Mid-20th-century play by Bertolt Brecht

Coriolanus is an unfinished German adaptation by the modernist playwright Bertolt Brecht of the English 17th-century tragedy of the same name by William Shakespeare. Brecht wrote it sometime between 1951 and 1953. This adaptation reveals the influence of Mao Zedong on Brecht's social thought especially the idea of primary and secondary contradictions which Mao discussed in his treatise On Contradiction.
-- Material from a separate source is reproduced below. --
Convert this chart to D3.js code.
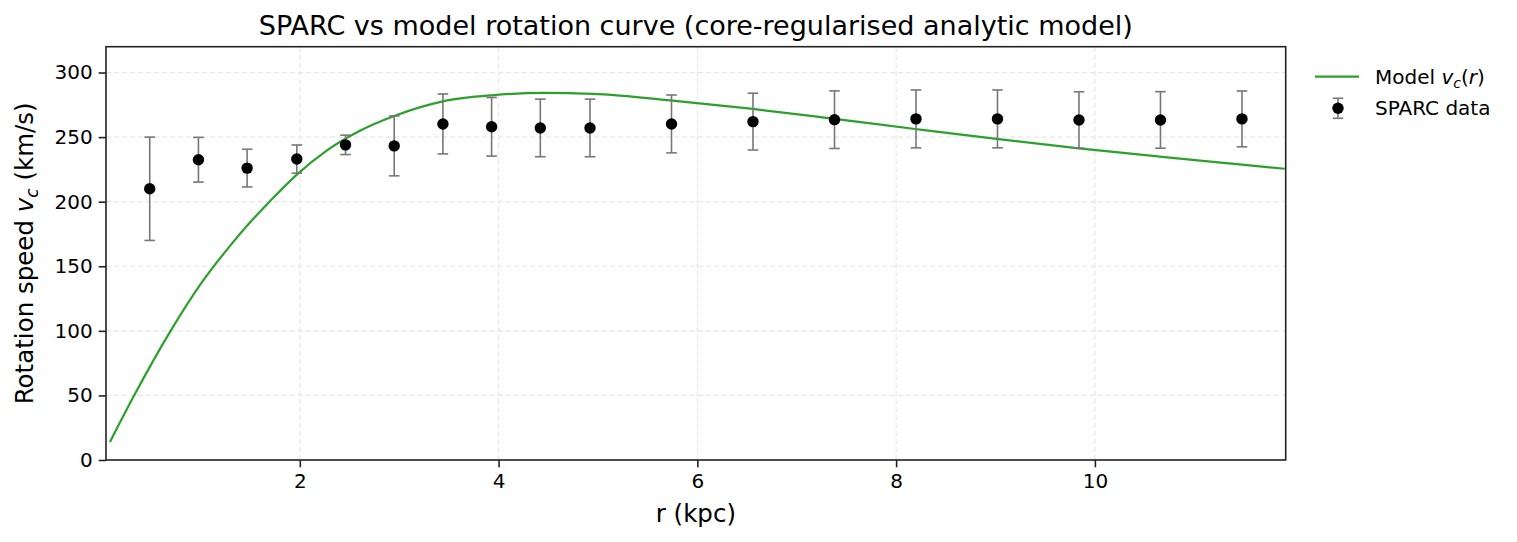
<!DOCTYPE html>
<html>
<head>
<meta charset="utf-8">
<script src="https://cdn.jsdelivr.net/npm/d3@7"></script>
<style>
    body { margin: 0; background: #fff; }
    svg { display: block; }
    text { font-family: "DejaVu Sans", sans-serif; fill: #000; }
</style>
</head>
<body>
<div id="chart"></div>
<script>
// SPARC observations (r in kpc, v and error in km/s)
var dataR = [0.49, 0.98, 1.47, 1.97, 2.46, 2.95, 3.44, 3.93, 4.42, 4.92,
    5.74, 6.56, 7.38, 8.20, 9.02, 9.84, 10.66, 11.48];
var dataV = [210, 232.5, 226, 233, 244, 243.2, 260.2, 258, 257.1, 257.1,
    260.2, 262, 263.5, 264.1, 264.1, 263.3, 263.3, 264.1];
var dataErr = [40, 17.3, 14.6, 10.9, 7.5, 23.2, 23.2, 22.7, 22.3, 22.3,
    22.4, 22, 22.3, 22.4, 22.4, 21.8, 21.9, 21.6];

// model curve
var modelR = [0.09, 0.33, 0.70, 1.00, 1.30, 1.50, 1.70, 1.97, 2.27, 2.60, 2.95,
    3.44, 3.95, 4.45, 4.95, 5.22, 5.75, 6.56, 7.38, 8.19, 9.01, 9.84, 10.65, 11.48, 11.91];
var modelV = [14, 49.5, 100, 136, 166, 184, 200.4, 221, 239.6, 254.8, 266.4,
    277.7, 282.5, 284.2, 283.4, 282.1, 278.3, 271.8, 264.1, 256.3, 248.6, 241.3, 234.9, 228.7, 225.5];

var xTicks = [2, 4, 6, 8, 10];
var yTicks = [0, 50, 100, 150, 200, 250, 300];

var width = 1517,
    height = 542;

var plot = {left: 106, top: 46.7, right: 1285.7, bottom: 460};

var svg = d3.select("#chart").append("svg")
    .attr("width", width)
    .attr("height", height);

var x = d3.scaleLinear().domain([0.05, 11.92]).range([plot.left, plot.right]);
var y = d3.scaleLinear().domain([0, 320]).range([plot.bottom, plot.top]);

svg.append("defs").append("clipPath")
    .attr("id", "plotclip")
    .append("rect")
    .attr("x", plot.left)
    .attr("y", plot.top)
    .attr("width", plot.right - plot.left)
    .attr("height", plot.bottom - plot.top);

// grid
var grid = svg.append("g");
grid.selectAll(".gx")
    .data(xTicks)
    .enter().append("line")
    .attr("x1", function (d) { return x(d); })
    .attr("x2", function (d) { return x(d); })
    .attr("y1", plot.top)
    .attr("y2", plot.bottom);
grid.selectAll(".gy")
    .data(yTicks)
    .enter().append("line")
    .attr("x1", plot.left)
    .attr("x2", plot.right)
    .attr("y1", function (d) { return y(d); })
    .attr("y2", function (d) { return y(d); });
grid.selectAll("line")
    .attr("stroke", "#e6e6e6")
    .attr("stroke-width", 1.2)
    .attr("stroke-dasharray", "5,3");

// model line
var line = d3.line()
    .x(function (d) { return x(d[0]); })
    .y(function (d) { return y(d[1]); })
    .curve(d3.curveMonotoneX);

svg.append("path")
    .datum(d3.zip(modelR, modelV))
    .attr("clip-path", "url(#plotclip)")
    .attr("fill", "none")
    .attr("stroke", "#2ca02c")
    .attr("stroke-width", 2.2)
    .attr("d", line);

// error bars
var pts = d3.range(dataR.length).map(function (i) {
    return {r: dataR[i], v: dataV[i], e: dataErr[i]};
});
var cap = 5.3;
var eb = svg.append("g")
    .attr("stroke", "#777")
    .attr("stroke-width", 1.6);
pts.forEach(function (d) {
    var cx = x(d.r);
    eb.append("line")
        .attr("x1", cx).attr("x2", cx)
        .attr("y1", y(d.v - d.e)).attr("y2", y(d.v + d.e));
    eb.append("line")
        .attr("x1", cx - cap).attr("x2", cx + cap)
        .attr("y1", y(d.v - d.e)).attr("y2", y(d.v - d.e));
    eb.append("line")
        .attr("x1", cx - cap).attr("x2", cx + cap)
        .attr("y1", y(d.v + d.e)).attr("y2", y(d.v + d.e));
});

svg.append("g").selectAll("circle")
    .data(pts)
    .enter().append("circle")
    .attr("cx", function (d) { return x(d.r); })
    .attr("cy", function (d) { return y(d.v); })
    .attr("r", 5.7)
    .attr("fill", "#000");

// axes
var xAxis = svg.append("g")
    .attr("transform", "translate(0," + plot.bottom + ")")
    .call(d3.axisBottom(x).tickValues(xTicks).tickSize(7.3).tickPadding(6));
var yAxis = svg.append("g")
    .attr("transform", "translate(" + plot.left + ",0)")
    .call(d3.axisLeft(y).tickValues(yTicks).tickSize(7.3).tickPadding(6));

[xAxis, yAxis].forEach(function (a) {
    a.select(".domain").remove();
    a.selectAll(".tick line").attr("stroke", "#222").attr("stroke-width", 1.6);
    a.selectAll(".tick text")
        .style("font-family", "DejaVu Sans")
        .style("font-size", "20px")
        .attr("fill", "#000");
});

// frame
svg.append("rect")
    .attr("x", plot.left)
    .attr("y", plot.top)
    .attr("width", plot.right - plot.left)
    .attr("height", plot.bottom - plot.top)
    .attr("fill", "none")
    .attr("stroke", "#222")
    .attr("stroke-width", 1.6);

// title and labels
svg.append("text")
    .attr("x", (plot.left + plot.right) / 2)
    .attr("y", 35)
    .attr("text-anchor", "middle")
    .style("font-size", "27px")
    .text("SPARC vs model rotation curve (core-regularised analytic model)");

svg.append("text")
    .attr("x", (plot.left + plot.right) / 2)
    .attr("y", 522)
    .attr("text-anchor", "middle")
    .style("font-size", "24.5px")
    .text("r (kpc)");

var yl = svg.append("text")
    .attr("transform", "translate(33," + ((plot.top + plot.bottom) / 2) + ") rotate(-90)")
    .attr("text-anchor", "middle")
    .style("font-size", "24.5px");
yl.append("tspan").text("Rotation speed ");
yl.append("tspan").style("font-style", "italic").text("v");
yl.append("tspan").style("font-size", "17px").style("font-style", "italic").attr("dy", 5).text("c");
yl.append("tspan").attr("dy", -5).text(" (km/s)");

// legend
var lg = svg.append("g");
lg.append("line")
    .attr("x1", 1315).attr("x2", 1359)
    .attr("y1", 76.7).attr("y2", 76.7)
    .attr("stroke", "#2ca02c")
    .attr("stroke-width", 2.2);
var lt = lg.append("text")
    .attr("x", 1375)
    .attr("y", 84)
    .style("font-size", "20px");
lt.append("tspan").text("Model ");
lt.append("tspan").style("font-style", "italic").text("v");
lt.append("tspan").style("font-size", "14px").style("font-style", "italic").attr("dy", 4).text("c");
lt.append("tspan").attr("dy", -4).text("(");
lt.append("tspan").style("font-style", "italic").text("r");
lt.append("tspan").text(")");

var lgx = 1338, lgy = 108.3;
var lgBars = lg.append("g")
    .attr("stroke", "#777")
    .attr("stroke-width", 1.6);
lgBars.append("line")
    .attr("x1", lgx).attr("x2", lgx)
    .attr("y1", lgy - 10).attr("y2", lgy + 10);
lgBars.append("line")
    .attr("x1", lgx - cap).attr("x2", lgx + cap)
    .attr("y1", lgy - 10).attr("y2", lgy - 10);
lgBars.append("line")
    .attr("x1", lgx - cap).attr("x2", lgx + cap)
    .attr("y1", lgy + 10).attr("y2", lgy + 10);
lg.append("circle")
    .attr("cx", lgx).attr("cy", lgy)
    .attr("r", 5.7)
    .attr("fill", "#000");
lg.append("text")
    .attr("x", 1375)
    .attr("y", lgy + 7)
    .style("font-size", "20px")
    .text("SPARC data");
</script>
</body>
</html>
Brecht alluded to this text and discusses his development on the original and his ideas for its staging in an essay entitled "Study of the First Scene of Shakespeare's Coriolanus", which is written in the form of a dialogue with his collaborators at the Berliner Ensemble theatre company. The play was first staged by Heinrich Koch at the Frankfurt Schauspielhaus theatre, where it opened on 22 September 1962. It was later staged by the Berliner Ensemble in September 1964. Ruth Berghaus became famous for her staging of the battle scenes in this production. The play was published in an English translation by Ralph Manheim in volume nine of Brecht's Collected Plays.

==Works cited==
- Brecht, Bertolt. 1964. Brecht on Theatre: The Development of an Aesthetic. Ed. and trans. John Willett. British edition. London: Methuen. ISBN 0-413-38800-X. USA edition. New York: Hill and Wang. ISBN 0-8090-3100-0.
- Manheim, Ralph and John Willett, eds. 1972. Collected Plays: Nine. By Bertolt Brecht. Bertolt Brecht: Plays, Poetry, Prose Ser. New York: Vintage. ISBN 0-394-71819-4.
- Willett, John. 1959. The Theatre of Bertolt Brecht: A Study from Eight Aspects. London: Methuen. ISBN 0-413-34360-X.